[start]
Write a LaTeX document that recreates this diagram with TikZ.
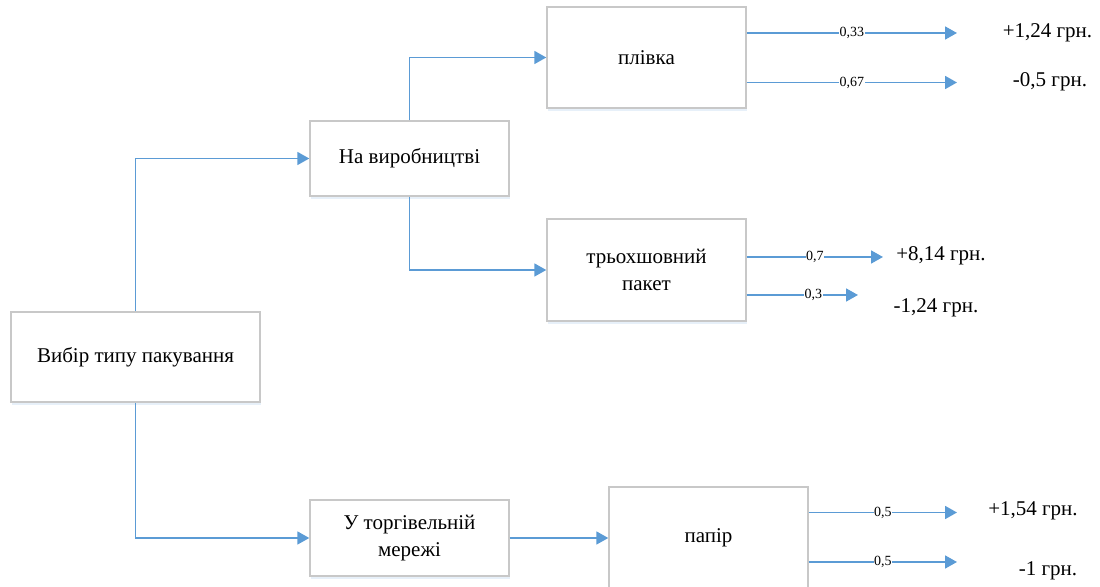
\documentclass[tikz,border=0pt]{standalone}
\usepackage{fontspec}
\setmainfont{Liberation Serif}
\usepackage{xcolor}
\usetikzlibrary{arrows.meta}
\usetikzlibrary{shadows}
\definecolor{linkblue}{RGB}{91,155,213}
\definecolor{boxgray}{RGB}{200,200,200}
\tikzset{
decision/.style={
  rectangle, draw=boxgray, fill=white, line width=0.7pt,
  minimum width=99.5pt, minimum height=50.5pt,
  align=center, font=\fontsize{10.5}{13.5}\selectfont,
  drop shadow={opacity=0.15, shadow xshift=0.6pt, shadow yshift=-1.4pt, fill=linkblue}
},
link/.style={draw=linkblue, line width=0.9pt, -{Triangle[length=6pt,width=6.5pt]}},
prob/.style={fill=white, inner sep=0.3pt, font=\fontsize{7}{8}\selectfont},
payoff/.style={font=\fontsize{10.5}{12.5}\selectfont, inner sep=0pt},
}

\begin{document}
\begin{tikzpicture}[x=0.5pt,y=-0.5pt]
\useasboundingbox (0,0) rectangle (1100,587);
% the boxes
\node[decision, minimum width=124.5pt, minimum height=45pt] (vybir) at (135.5,357) {Вибір типу пакування};
\node[decision, minimum height=37.5pt] (vyrob) at (409.5,158.5) {На виробництві};
\node[decision] (plivka) at (646.5,57.5) {плівка};
\node[decision, minimum height=51pt] (paket) at (646.5,270) {трьохшовний\\пакет};
\node[decision, minimum height=38pt] (torg) at (409.5,538) {У торгівельній\\мережі};
\node[decision] (papir) at (708.5,537.5) {папір};
% the connectors
\draw[link] (vybir.north) |- (vyrob.west);
\draw[link] (vybir.south) |- (torg.west);
\draw[link] (vyrob.north) |- (plivka.west);
\draw[link] (vyrob.south) |- (paket.west);
\draw[link] (torg.east) -- (torg.east -| papir.west);
% the outcomes
\coordinate (e1) at (957,33);
\coordinate (e2) at (957,82.5);
\coordinate (e3) at (883,257);
\coordinate (e4) at (858,295);
\coordinate (e5) at (957,512.5);
\coordinate (e6) at (957,562);
\node[payoff] (v1) at (1047.5,33) {+1,24 грн.};
\node[payoff] (v2) at (1050,82) {-0,5 грн.};
\node[payoff] (v3) at (941,256) {+8,14 грн.};
\node[payoff] (v4) at (936,308) {-1,24 грн.};
\node[payoff] (v5) at (1033,511) {+1,54 грн.};
\node[payoff] (v6) at (1048,571) {-1 грн.};
\foreach \from/\to/\p/\where in {plivka/e1/{0,33}/0.5, plivka/e2/{0,67}/0.5, paket/e3/{0,7}/0.5, paket/e4/{0,3}/0.6, papir/e5/{0,5}/0.5, papir/e6/{0,5}/0.5}
{
  \draw[link] (\from.east |- \to) -- node[prob, pos=\where] {\p} (\to);
}
\end{tikzpicture}
\end{document}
[end]
WORK REQUIRED =
Transcribe the full listing above exactly as it stands, minus the pictures.

THE OUTPUT =
Write a LaTeX document that recreates this diagram with TikZ.
\documentclass[tikz,border=0pt]{standalone}
\usepackage{fontspec}
\setmainfont{Liberation Serif}
\usepackage{xcolor}
\usetikzlibrary{arrows.meta}
\usetikzlibrary{shadows}
\definecolor{linkblue}{RGB}{91,155,213}
\definecolor{boxgray}{RGB}{200,200,200}
\tikzset{
decision/.style={
  rectangle, draw=boxgray, fill=white, line width=0.7pt,
  minimum width=99.5pt, minimum height=50.5pt,
  align=center, font=\fontsize{10.5}{13.5}\selectfont,
  drop shadow={opacity=0.15, shadow xshift=0.6pt, shadow yshift=-1.4pt, fill=linkblue}
},
link/.style={draw=linkblue, line width=0.9pt, -{Triangle[length=6pt,width=6.5pt]}},
prob/.style={fill=white, inner sep=0.3pt, font=\fontsize{7}{8}\selectfont},
payoff/.style={font=\fontsize{10.5}{12.5}\selectfont, inner sep=0pt},
}

\begin{document}
\begin{tikzpicture}[x=0.5pt,y=-0.5pt]
\useasboundingbox (0,0) rectangle (1100,587);
% the boxes
\node[decision, minimum width=124.5pt, minimum height=45pt] (vybir) at (135.5,357) {Вибір типу пакування};
\node[decision, minimum height=37.5pt] (vyrob) at (409.5,158.5) {На виробництві};
\node[decision] (plivka) at (646.5,57.5) {плівка};
\node[decision, minimum height=51pt] (paket) at (646.5,270) {трьохшовний\\пакет};
\node[decision, minimum height=38pt] (torg) at (409.5,538) {У торгівельній\\мережі};
\node[decision] (papir) at (708.5,537.5) {папір};
% the connectors
\draw[link] (vybir.north) |- (vyrob.west);
\draw[link] (vybir.south) |- (torg.west);
\draw[link] (vyrob.north) |- (plivka.west);
\draw[link] (vyrob.south) |- (paket.west);
\draw[link] (torg.east) -- (torg.east -| papir.west);
% the outcomes
\coordinate (e1) at (957,33);
\coordinate (e2) at (957,82.5);
\coordinate (e3) at (883,257);
\coordinate (e4) at (858,295);
\coordinate (e5) at (957,512.5);
\coordinate (e6) at (957,562);
\node[payoff] (v1) at (1047.5,33) {+1,24 грн.};
\node[payoff] (v2) at (1050,82) {-0,5 грн.};
\node[payoff] (v3) at (941,256) {+8,14 грн.};
\node[payoff] (v4) at (936,308) {-1,24 грн.};
\node[payoff] (v5) at (1033,511) {+1,54 грн.};
\node[payoff] (v6) at (1048,571) {-1 грн.};
\foreach \from/\to/\p/\where in {plivka/e1/{0,33}/0.5, plivka/e2/{0,67}/0.5, paket/e3/{0,7}/0.5, paket/e4/{0,3}/0.6, papir/e5/{0,5}/0.5, papir/e6/{0,5}/0.5}
{
  \draw[link] (\from.east |- \to) -- node[prob, pos=\where] {\p} (\to);
}
\end{tikzpicture}
\end{document}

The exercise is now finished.